- _What the task asks_
Go through the records and show each line where the word "this" occurs.

— start Task inputs —

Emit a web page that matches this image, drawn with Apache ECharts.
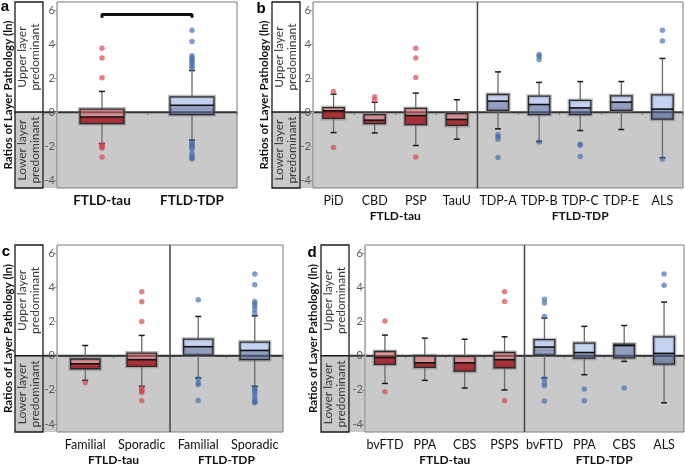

— end Task inputs —
— start Task inputs —

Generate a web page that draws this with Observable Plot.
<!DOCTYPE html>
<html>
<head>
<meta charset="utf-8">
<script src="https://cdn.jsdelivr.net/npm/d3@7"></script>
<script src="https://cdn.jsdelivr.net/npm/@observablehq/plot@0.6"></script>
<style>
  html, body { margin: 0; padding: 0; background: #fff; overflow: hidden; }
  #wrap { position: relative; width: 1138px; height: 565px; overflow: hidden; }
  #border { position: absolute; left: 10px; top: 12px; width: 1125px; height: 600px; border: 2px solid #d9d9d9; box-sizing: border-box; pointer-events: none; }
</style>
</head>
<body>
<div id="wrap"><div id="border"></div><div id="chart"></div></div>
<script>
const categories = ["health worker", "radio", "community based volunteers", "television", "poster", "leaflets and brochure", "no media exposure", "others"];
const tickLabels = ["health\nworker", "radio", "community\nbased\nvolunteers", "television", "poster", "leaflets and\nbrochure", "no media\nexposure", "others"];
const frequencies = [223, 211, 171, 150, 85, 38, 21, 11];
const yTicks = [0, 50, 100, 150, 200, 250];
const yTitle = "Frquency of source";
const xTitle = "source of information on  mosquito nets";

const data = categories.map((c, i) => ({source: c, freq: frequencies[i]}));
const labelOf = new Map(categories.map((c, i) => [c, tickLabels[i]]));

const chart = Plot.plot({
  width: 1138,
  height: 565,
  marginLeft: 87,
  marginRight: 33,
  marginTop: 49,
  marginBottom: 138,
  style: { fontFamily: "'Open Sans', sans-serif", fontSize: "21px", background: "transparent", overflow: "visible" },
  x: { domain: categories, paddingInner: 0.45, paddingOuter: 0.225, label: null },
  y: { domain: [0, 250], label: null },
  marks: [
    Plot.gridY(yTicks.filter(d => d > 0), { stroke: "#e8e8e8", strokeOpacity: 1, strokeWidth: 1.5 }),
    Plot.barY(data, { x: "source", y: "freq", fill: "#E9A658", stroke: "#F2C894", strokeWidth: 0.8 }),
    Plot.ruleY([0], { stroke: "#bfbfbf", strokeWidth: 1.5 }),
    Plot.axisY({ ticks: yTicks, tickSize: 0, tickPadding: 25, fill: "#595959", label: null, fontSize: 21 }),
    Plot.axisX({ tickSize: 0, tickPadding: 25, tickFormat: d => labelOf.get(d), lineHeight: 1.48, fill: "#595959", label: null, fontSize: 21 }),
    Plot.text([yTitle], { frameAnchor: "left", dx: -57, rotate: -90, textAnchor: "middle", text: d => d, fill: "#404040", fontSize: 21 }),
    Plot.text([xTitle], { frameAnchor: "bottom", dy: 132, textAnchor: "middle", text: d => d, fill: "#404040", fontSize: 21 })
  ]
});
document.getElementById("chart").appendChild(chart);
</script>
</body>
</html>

— end Task inputs —
— start Task inputs —

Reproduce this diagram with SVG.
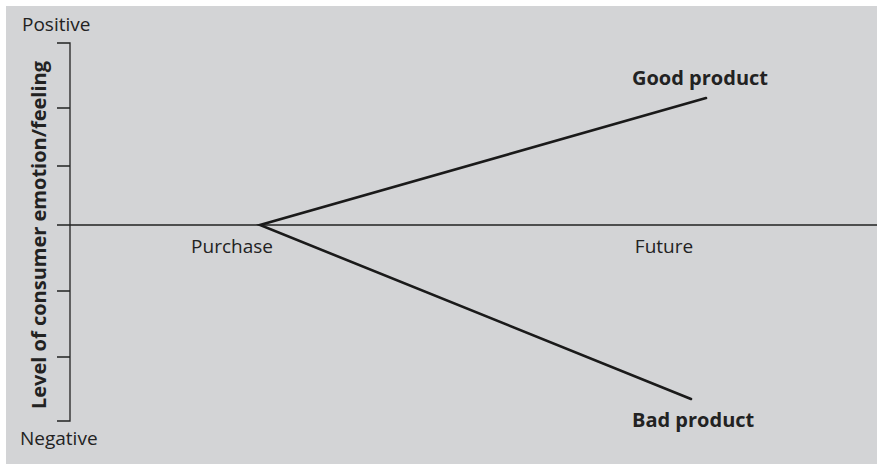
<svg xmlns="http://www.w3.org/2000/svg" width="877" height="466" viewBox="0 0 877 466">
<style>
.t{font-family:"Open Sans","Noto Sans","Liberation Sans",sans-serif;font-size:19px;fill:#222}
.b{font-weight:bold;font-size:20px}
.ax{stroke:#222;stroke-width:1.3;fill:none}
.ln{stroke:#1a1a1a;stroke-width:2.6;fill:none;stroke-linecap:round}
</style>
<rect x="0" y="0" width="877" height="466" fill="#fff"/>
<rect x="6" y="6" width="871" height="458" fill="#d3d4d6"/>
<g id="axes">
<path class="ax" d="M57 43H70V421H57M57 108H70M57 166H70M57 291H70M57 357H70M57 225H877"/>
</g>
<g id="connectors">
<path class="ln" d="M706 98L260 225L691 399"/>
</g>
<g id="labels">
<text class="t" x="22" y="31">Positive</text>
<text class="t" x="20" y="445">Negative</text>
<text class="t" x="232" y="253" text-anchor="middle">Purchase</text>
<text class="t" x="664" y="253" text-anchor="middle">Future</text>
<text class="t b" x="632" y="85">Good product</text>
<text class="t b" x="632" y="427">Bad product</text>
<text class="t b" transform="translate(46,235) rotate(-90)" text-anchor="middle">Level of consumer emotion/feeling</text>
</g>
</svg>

— end Task inputs —

- _Completed exercise_
Emit a web page that matches this image, drawn with Apache ECharts.
Generate a web page that draws this with Observable Plot.
Reproduce this diagram with SVG.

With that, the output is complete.